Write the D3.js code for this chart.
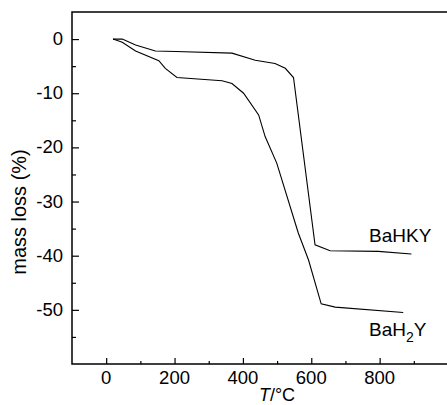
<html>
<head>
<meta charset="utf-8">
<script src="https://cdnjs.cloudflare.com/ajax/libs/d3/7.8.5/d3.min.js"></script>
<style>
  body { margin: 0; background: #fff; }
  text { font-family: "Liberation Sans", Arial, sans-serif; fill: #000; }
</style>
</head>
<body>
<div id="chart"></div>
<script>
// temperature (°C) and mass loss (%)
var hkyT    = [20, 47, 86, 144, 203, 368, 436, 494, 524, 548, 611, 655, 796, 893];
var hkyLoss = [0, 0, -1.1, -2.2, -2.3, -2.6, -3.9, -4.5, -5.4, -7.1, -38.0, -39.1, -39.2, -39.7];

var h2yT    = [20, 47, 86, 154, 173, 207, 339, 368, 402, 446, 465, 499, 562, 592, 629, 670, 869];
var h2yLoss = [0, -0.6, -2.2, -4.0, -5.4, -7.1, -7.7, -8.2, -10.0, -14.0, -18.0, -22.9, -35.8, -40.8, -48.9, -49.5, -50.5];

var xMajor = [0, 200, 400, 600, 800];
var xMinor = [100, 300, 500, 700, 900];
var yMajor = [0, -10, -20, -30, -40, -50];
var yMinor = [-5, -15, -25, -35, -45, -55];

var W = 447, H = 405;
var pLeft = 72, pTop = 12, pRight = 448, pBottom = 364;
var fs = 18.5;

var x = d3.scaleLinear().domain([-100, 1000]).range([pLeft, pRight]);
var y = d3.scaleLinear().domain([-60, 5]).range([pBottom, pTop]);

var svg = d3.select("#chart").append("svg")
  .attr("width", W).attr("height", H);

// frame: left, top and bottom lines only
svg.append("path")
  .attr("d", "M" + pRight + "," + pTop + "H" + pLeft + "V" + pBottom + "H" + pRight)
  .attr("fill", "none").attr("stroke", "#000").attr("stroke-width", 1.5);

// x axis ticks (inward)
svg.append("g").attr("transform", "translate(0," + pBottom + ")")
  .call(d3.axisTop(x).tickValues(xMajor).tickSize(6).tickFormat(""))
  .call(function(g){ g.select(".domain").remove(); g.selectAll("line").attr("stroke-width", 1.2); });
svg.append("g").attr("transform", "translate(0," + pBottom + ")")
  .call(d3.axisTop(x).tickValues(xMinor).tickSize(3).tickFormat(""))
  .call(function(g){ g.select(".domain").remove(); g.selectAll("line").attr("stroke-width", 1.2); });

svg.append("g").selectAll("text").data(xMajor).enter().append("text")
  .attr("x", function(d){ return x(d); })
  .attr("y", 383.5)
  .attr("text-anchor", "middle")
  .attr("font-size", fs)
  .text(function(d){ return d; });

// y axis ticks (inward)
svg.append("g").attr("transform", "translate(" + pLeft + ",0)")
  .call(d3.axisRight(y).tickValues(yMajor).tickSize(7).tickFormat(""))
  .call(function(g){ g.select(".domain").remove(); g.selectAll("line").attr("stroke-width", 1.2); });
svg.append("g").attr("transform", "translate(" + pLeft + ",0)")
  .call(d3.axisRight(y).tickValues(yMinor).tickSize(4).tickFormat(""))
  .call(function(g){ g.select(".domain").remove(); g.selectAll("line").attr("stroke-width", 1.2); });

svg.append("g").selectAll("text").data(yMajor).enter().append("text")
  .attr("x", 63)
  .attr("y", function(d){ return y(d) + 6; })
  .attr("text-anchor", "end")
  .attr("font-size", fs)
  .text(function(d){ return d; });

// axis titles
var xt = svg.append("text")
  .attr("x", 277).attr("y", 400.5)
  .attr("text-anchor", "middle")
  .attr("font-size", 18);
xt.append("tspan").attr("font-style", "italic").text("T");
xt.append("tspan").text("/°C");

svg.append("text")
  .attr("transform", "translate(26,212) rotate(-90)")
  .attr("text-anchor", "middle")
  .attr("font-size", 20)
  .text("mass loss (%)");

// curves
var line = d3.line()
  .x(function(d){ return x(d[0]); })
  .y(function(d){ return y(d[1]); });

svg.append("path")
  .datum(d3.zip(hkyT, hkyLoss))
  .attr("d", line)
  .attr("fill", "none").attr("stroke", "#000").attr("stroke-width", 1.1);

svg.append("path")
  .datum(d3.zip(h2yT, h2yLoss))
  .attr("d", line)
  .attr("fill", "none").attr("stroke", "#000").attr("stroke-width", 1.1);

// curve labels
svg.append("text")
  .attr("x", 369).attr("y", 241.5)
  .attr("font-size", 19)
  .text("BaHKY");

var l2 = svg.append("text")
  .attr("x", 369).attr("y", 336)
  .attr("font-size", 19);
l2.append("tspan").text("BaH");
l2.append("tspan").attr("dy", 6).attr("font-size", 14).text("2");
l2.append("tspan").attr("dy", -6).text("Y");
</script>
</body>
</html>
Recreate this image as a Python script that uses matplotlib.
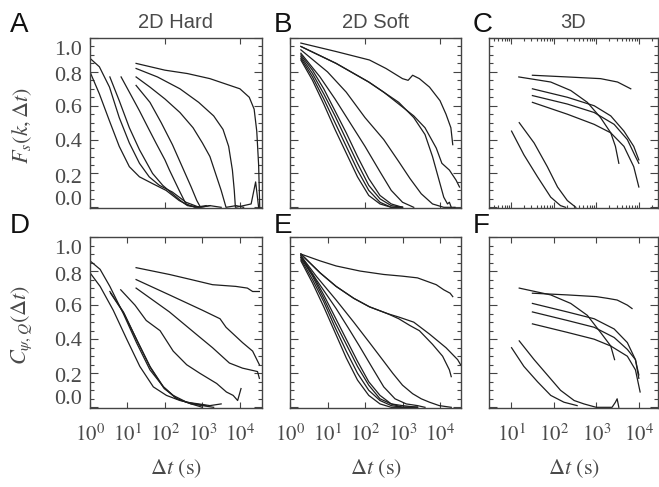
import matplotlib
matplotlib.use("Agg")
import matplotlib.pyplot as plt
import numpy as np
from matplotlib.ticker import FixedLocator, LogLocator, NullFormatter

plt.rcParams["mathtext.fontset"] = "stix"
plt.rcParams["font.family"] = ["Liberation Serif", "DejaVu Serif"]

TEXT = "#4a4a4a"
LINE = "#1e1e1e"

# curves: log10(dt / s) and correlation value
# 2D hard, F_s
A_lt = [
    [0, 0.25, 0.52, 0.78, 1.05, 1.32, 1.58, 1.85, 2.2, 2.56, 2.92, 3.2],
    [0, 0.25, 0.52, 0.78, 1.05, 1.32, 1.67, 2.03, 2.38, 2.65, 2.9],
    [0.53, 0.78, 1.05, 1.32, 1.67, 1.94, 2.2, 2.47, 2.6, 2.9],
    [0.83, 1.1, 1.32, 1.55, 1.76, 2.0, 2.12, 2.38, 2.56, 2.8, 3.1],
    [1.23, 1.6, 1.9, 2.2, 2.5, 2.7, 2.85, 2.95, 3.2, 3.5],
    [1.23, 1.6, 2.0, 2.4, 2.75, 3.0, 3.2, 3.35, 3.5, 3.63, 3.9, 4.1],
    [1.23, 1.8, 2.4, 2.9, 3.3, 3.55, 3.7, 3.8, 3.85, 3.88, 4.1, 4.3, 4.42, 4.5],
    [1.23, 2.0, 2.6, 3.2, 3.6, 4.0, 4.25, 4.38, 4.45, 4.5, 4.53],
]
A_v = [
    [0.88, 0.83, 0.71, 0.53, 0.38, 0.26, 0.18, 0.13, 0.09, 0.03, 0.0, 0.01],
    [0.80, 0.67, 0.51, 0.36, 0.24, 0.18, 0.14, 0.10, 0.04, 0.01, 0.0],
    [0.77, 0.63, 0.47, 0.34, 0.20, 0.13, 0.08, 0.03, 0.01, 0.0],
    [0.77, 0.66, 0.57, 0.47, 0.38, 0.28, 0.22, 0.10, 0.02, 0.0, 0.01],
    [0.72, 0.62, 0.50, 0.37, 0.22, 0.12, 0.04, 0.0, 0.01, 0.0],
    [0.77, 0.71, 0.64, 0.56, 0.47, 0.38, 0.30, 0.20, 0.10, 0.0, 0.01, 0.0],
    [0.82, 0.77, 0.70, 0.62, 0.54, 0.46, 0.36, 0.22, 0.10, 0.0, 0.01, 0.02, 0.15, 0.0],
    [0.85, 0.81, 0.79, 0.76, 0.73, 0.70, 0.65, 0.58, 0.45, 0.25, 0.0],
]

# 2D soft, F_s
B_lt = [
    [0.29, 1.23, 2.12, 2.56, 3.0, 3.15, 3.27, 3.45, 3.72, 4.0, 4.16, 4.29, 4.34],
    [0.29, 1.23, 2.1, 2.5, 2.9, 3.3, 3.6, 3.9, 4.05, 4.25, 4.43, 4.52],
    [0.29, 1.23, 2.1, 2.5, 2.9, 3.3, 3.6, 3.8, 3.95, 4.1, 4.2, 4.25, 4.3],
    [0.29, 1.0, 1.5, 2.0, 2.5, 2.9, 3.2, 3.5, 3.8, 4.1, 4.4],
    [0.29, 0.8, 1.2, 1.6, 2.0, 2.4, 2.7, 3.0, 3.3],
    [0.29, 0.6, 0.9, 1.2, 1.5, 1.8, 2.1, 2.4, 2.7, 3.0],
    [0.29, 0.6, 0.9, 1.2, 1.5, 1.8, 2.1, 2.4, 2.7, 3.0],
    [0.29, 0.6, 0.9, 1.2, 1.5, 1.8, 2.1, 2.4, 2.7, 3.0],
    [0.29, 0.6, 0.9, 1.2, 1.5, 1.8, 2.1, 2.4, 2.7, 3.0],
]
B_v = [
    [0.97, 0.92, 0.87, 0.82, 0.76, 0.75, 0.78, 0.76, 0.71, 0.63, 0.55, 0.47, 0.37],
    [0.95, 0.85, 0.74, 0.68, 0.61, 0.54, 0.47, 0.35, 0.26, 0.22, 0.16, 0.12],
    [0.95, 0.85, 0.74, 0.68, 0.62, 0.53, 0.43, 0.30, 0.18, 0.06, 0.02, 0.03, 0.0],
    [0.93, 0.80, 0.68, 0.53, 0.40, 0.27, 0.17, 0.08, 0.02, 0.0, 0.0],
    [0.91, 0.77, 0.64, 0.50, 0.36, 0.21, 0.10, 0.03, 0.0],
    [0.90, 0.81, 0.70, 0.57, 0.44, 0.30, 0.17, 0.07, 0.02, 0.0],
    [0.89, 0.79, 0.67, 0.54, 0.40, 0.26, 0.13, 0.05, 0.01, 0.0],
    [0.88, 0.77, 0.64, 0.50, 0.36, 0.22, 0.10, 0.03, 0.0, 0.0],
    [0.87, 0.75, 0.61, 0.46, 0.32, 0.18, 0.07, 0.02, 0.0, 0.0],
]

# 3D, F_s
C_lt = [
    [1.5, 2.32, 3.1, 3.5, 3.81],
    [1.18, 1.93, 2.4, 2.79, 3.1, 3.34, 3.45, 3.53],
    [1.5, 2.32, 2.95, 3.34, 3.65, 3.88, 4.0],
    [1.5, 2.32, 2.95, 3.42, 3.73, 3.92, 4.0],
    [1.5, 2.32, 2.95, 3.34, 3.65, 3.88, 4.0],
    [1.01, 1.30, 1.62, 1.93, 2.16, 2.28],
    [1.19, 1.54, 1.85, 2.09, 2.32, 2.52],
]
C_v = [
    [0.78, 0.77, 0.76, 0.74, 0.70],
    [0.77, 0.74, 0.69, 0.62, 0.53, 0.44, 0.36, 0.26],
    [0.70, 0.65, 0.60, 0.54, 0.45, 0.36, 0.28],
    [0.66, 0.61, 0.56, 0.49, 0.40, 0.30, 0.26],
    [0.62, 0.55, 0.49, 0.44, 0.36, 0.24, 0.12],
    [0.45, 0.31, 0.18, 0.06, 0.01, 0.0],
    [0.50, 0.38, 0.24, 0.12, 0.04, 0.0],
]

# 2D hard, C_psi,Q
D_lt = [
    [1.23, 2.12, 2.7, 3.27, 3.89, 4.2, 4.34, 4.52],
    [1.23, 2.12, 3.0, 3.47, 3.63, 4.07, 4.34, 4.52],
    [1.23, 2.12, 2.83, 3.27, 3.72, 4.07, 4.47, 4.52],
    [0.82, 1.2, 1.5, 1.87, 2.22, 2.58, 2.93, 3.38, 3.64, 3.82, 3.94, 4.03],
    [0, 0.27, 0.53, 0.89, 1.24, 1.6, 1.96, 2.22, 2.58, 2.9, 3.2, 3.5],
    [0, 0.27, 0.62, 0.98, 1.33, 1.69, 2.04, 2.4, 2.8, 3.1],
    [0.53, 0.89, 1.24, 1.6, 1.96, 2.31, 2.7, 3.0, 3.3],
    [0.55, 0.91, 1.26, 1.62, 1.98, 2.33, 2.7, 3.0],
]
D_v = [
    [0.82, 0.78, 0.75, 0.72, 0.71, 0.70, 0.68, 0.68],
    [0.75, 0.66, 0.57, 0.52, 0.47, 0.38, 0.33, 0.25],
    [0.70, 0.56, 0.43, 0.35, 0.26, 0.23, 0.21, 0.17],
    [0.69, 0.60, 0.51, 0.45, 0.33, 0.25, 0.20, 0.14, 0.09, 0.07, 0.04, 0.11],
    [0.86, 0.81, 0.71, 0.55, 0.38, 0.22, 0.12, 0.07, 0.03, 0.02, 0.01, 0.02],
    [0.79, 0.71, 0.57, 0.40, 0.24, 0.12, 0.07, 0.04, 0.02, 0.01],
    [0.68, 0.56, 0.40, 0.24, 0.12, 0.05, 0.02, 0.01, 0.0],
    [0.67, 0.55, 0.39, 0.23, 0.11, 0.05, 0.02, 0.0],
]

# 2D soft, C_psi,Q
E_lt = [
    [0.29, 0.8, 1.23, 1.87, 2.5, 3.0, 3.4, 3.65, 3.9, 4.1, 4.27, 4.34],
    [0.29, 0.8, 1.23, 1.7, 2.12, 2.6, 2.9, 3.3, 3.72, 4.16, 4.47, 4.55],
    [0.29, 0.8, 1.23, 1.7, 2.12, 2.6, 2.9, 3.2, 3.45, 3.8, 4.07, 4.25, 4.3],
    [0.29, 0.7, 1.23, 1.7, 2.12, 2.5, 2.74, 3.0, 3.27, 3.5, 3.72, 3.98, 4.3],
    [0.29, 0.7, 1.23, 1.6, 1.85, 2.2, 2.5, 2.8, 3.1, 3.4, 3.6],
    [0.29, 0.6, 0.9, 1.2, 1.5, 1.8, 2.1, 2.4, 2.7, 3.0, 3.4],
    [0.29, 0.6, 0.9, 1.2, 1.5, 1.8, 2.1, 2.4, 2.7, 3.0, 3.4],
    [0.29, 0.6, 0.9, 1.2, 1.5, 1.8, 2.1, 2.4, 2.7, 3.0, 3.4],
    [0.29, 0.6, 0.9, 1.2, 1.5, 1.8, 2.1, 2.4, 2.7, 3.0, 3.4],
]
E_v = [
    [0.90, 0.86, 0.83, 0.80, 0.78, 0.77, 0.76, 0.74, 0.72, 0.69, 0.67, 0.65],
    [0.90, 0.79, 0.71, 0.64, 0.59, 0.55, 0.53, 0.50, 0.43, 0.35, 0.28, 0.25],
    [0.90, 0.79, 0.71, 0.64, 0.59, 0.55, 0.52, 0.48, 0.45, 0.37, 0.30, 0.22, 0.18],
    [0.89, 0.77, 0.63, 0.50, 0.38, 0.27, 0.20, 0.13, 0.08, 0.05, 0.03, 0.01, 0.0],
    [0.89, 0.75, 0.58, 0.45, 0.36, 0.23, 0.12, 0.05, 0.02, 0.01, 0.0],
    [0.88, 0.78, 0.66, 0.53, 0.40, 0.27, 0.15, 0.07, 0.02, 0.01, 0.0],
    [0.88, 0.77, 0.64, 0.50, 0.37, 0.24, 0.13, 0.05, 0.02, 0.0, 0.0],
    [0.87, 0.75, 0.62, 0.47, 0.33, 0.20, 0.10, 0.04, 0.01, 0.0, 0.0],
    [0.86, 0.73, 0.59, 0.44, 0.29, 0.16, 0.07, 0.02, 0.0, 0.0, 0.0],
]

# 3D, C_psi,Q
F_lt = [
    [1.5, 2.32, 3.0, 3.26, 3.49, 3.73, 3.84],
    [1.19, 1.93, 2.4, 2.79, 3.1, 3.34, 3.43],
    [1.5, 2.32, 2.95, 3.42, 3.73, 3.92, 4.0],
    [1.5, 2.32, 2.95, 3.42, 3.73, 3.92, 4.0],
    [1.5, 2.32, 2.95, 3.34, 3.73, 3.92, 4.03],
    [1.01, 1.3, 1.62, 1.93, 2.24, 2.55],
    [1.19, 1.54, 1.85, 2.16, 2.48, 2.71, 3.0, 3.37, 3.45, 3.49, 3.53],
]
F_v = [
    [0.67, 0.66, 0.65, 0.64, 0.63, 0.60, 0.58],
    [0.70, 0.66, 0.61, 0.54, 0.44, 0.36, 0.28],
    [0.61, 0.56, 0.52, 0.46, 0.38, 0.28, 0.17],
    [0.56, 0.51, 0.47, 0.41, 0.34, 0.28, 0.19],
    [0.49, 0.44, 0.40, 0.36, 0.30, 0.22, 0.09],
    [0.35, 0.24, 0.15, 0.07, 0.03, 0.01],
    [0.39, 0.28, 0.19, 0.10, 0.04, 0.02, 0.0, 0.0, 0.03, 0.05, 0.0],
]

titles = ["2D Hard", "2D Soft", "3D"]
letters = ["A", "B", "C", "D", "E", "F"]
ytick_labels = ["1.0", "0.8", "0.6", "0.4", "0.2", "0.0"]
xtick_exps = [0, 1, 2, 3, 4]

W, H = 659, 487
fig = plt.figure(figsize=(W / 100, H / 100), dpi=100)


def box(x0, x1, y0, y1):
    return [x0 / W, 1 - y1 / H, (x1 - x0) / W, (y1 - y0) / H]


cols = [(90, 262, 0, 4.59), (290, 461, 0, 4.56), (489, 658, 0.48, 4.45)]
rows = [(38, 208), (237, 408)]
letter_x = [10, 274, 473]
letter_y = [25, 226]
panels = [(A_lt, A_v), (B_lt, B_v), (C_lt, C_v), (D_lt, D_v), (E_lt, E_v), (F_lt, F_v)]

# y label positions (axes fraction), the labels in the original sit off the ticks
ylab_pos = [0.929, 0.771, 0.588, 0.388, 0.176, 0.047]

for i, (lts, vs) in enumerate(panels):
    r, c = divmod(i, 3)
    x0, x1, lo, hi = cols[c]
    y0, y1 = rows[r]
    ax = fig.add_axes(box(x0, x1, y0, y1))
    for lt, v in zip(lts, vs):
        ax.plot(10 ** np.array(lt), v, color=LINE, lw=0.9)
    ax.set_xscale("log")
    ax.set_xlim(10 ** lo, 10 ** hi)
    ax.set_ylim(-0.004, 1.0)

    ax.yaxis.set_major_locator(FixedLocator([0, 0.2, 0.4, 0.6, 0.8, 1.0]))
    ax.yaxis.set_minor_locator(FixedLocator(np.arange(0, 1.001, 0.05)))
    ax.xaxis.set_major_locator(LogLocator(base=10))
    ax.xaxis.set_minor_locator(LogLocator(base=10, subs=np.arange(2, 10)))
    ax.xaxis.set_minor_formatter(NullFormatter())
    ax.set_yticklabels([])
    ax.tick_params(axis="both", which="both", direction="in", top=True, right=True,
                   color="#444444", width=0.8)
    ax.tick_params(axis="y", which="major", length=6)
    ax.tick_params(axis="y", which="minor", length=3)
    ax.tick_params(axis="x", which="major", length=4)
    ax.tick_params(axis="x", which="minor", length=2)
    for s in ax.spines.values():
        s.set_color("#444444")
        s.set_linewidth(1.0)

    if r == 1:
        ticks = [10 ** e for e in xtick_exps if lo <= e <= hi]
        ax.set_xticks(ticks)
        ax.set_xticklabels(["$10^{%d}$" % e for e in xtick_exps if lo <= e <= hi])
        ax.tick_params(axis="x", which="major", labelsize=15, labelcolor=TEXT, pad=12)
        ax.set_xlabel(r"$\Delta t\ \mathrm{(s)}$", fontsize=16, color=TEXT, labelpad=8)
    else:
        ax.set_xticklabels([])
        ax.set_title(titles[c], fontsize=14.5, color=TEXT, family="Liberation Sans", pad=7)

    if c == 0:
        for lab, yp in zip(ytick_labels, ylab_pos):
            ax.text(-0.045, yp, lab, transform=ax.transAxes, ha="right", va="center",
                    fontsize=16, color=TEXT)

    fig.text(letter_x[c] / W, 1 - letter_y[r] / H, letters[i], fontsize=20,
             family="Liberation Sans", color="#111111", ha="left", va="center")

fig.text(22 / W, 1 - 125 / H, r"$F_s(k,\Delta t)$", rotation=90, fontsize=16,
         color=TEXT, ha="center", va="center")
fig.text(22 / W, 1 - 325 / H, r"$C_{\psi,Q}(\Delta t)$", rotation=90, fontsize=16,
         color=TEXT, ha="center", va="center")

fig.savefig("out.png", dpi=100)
● ● ●
◆ **Exercise**: Leave out the pictures. Transcribe only the lines above, from the first through the one that contains "-48.9, -49.5, -50.5];".

◆ **Exercise result**:
Write the D3.js code for this chart.
<html>
<head>
<meta charset="utf-8">
<script src="https://cdnjs.cloudflare.com/ajax/libs/d3/7.8.5/d3.min.js"></script>
<style>
  body { margin: 0; background: #fff; }
  text { font-family: "Liberation Sans", Arial, sans-serif; fill: #000; }
</style>
</head>
<body>
<div id="chart"></div>
<script>
// temperature (°C) and mass loss (%)
var hkyT    = [20, 47, 86, 144, 203, 368, 436, 494, 524, 548, 611, 655, 796, 893];
var hkyLoss = [0, 0, -1.1, -2.2, -2.3, -2.6, -3.9, -4.5, -5.4, -7.1, -38.0, -39.1, -39.2, -39.7];

var h2yT    = [20, 47, 86, 154, 173, 207, 339, 368, 402, 446, 465, 499, 562, 592, 629, 670, 869];
var h2yLoss = [0, -0.6, -2.2, -4.0, -5.4, -7.1, -7.7, -8.2, -10.0, -14.0, -18.0, -22.9, -35.8, -40.8, -48.9, -49.5, -50.5];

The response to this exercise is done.